3rd Place Solution for MeViS Track in CVPR 2024 PVUW workshop: Motion Expression guided Video Segmentation
Feiyu Pan, Hao Fang, Xiankai Lu
TL;DR
The paper tackles motion-expression guided RVOS, where domain gaps between video and language hinder cross-modal grounding. It proposes a frozen convolutional CLIP backbone to align vision and text features, augmented by three cross-modal interaction modules and a novel video query initialization to better initialize video queries. Key contributions include (i) preserving pre-trained VLM knowledge with reduced training cost, (ii) explicit cross-modal fusion through a cross-modal encoder, frame-query decoder, and video-query decoder, and (iii) a frame-to-video query aggregation strategy.

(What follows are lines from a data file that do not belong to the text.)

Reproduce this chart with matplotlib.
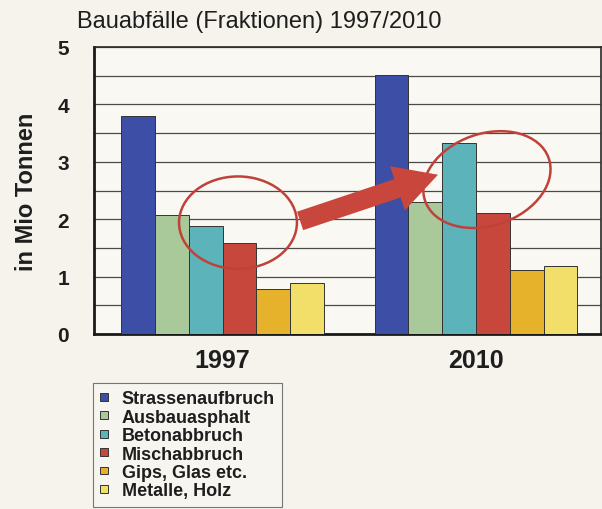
import numpy as np
import matplotlib
matplotlib.use('Agg')
import matplotlib.pyplot as plt
from matplotlib.patches import Ellipse, FancyArrowPatch, ArrowStyle

plt.rcParams['font.family'] = ['Liberation Sans', 'DejaVu Sans']

# data (Mio Tonnen)
years = ['1997', '2010']
fractions = ['Strassenaufbruch', 'Ausbauasphalt', 'Betonabbruch',
             'Mischabbruch', 'Gips, Glas etc.', 'Metalle, Holz']
values_1997 = [3.80, 2.08, 1.89, 1.59, 0.79, 0.89]
values_2010 = [4.52, 2.30, 3.32, 2.10, 1.11, 1.19]
colors = ['#3c4ea5', '#a9c99b', '#5db3ba', '#c8473c', '#e6b22b', '#f1df6a']

paper = '#f6f3ed'
fig = plt.figure(figsize=(6.02, 5.10), dpi=100, facecolor=paper)
ax = fig.add_axes([94 / 602, 1 - 335 / 510, 507 / 602, (335 - 48) / 510])
ax.set_facecolor('#faf8f3')

x = np.arange(len(years))
width = 0.8 / len(fractions)
for i, name in enumerate(fractions):
    vals = [values_1997[i], values_2010[i]]
    ax.bar(x - 0.4 + width * (i + 0.5), vals, width, color=colors[i],
           edgecolor='#333333', linewidth=0.7, label=name, zorder=3)

ax.set_xlim(-0.507, 1.493)
ax.set_ylim(0, 5)
ax.set_yticks(range(6))
ax.set_yticks(np.arange(0.5, 5, 1.0), minor=True)
ax.grid(axis='y', which='both', color='#4a4a4a', linewidth=0.9, zorder=0)
ax.set_axisbelow(True)
ax.set_xticks(x)
ax.set_xticklabels(years, fontsize=18, fontweight='bold', color='#1e1e1e')
ax.tick_params(axis='x', length=0, pad=10)
ax.tick_params(axis='y', which='both', length=0, pad=18, labelsize=15)
for lbl in ax.get_yticklabels():
    lbl.set_fontweight('bold')
    lbl.set_color('#1e1e1e')

for side in ['left', 'bottom']:
    ax.spines[side].set_linewidth(2.0)
    ax.spines[side].set_color('#1a1a1a')
for side in ['top', 'right']:
    ax.spines[side].set_linewidth(1.2)
    ax.spines[side].set_color('#2a2a2a')

ax.set_ylabel('in Mio Tonnen', fontsize=17, fontweight='bold', color='#1e1e1e',
              labelpad=14)

fig.text(77 / 602, 1 - 22 / 510, 'Bauabfälle (Fraktionen) 1997/2010',
         fontsize=17, color='#1e1e1e', va='center', ha='left')

# red marks drawn over the chart
red = '#c0413a'
ax.add_patch(Ellipse((0.061, 1.94), 0.465, 1.61, fill=False,
                     edgecolor=red, linewidth=1.8, zorder=5))
ax.add_patch(Ellipse((1.043, 2.69), 0.489, 1.69, angle=-4, fill=False,
                     edgecolor=red, linewidth=1.8, zorder=5))
arrow = FancyArrowPatch((0.306, 1.97), (0.850, 2.775),
                        arrowstyle=ArrowStyle('Simple', head_length=2.2,
                                              head_width=2.4, tail_width=1.0),
                        mutation_scale=14, color='#c8463b', linewidth=0,
                        shrinkA=0, shrinkB=0, zorder=6)
ax.add_patch(arrow)

leg = fig.legend(loc='upper left', bbox_to_anchor=(93 / 602, 1 - 384 / 510),
                 fontsize=13, frameon=True, fancybox=False,
                 handlelength=0.45, handleheight=0.3, handletextpad=0.75,
                 labelspacing=0.08, borderpad=0.4, borderaxespad=0)
leg.get_frame().set_edgecolor('#555555')
leg.get_frame().set_linewidth(0.8)
leg.get_frame().set_facecolor('#f8f6f1')
for t in leg.get_texts():
    t.set_fontweight('bold')
    t.set_color('#1e1e1e')

fig.savefig('out.png', dpi=100, facecolor=paper)
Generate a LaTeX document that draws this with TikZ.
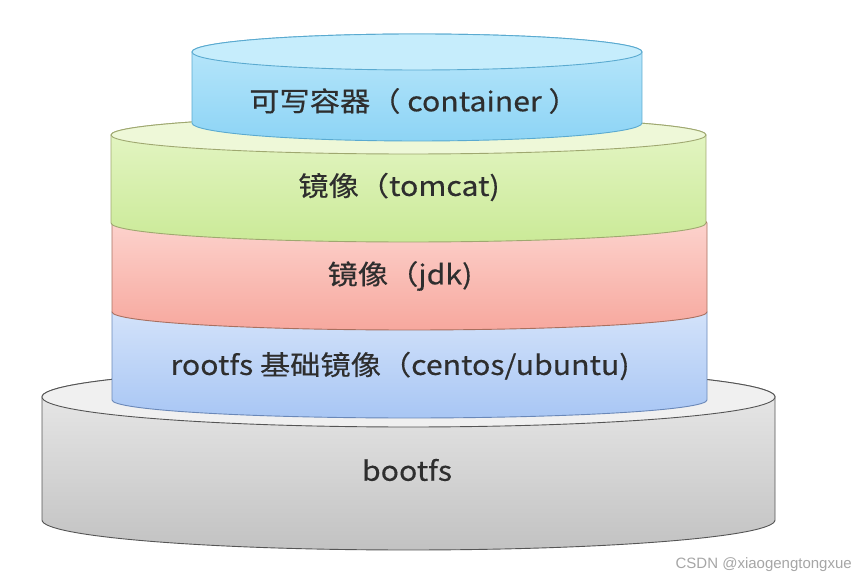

On the MeViS dataset, the approach achieves 51.5 $\mathcal{J}$&$\mathcal{F}$ on the test set and ranks 3rd in the PVUW workshop, demonstrating robust motion-expression grounded segmentation with efficient training.
Abstract
Referring video object segmentation (RVOS) relies on natural language expressions to segment target objects in video, emphasizing modeling dense text-video relations. The current RVOS methods typically use independently pre-trained vision and language models as backbones, resulting in a significant domain gap between video and text. In cross-modal feature interaction, text features are only used as query initialization and do not fully utilize important information in the text. In this work, we propose using frozen pre-trained vision-language models (VLM) as backbones, with a specific emphasis on enhancing cross-modal feature interaction. Firstly, we use frozen convolutional CLIP backbone to generate feature-aligned vision and text features, alleviating the issue of domain gap and reducing training costs. Secondly, we add more cross-modal feature fusion in the pipeline to enhance the utilization of multi-modal information. Furthermore, we propose a novel video query initialization method to generate higher quality video queries. Without bells and whistles, our method achieved 51.5 J&F on the MeViS test set and ranked 3rd place for MeViS Track in CVPR 2024 PVUW workshop: Motion Expression guided Video Segmentation.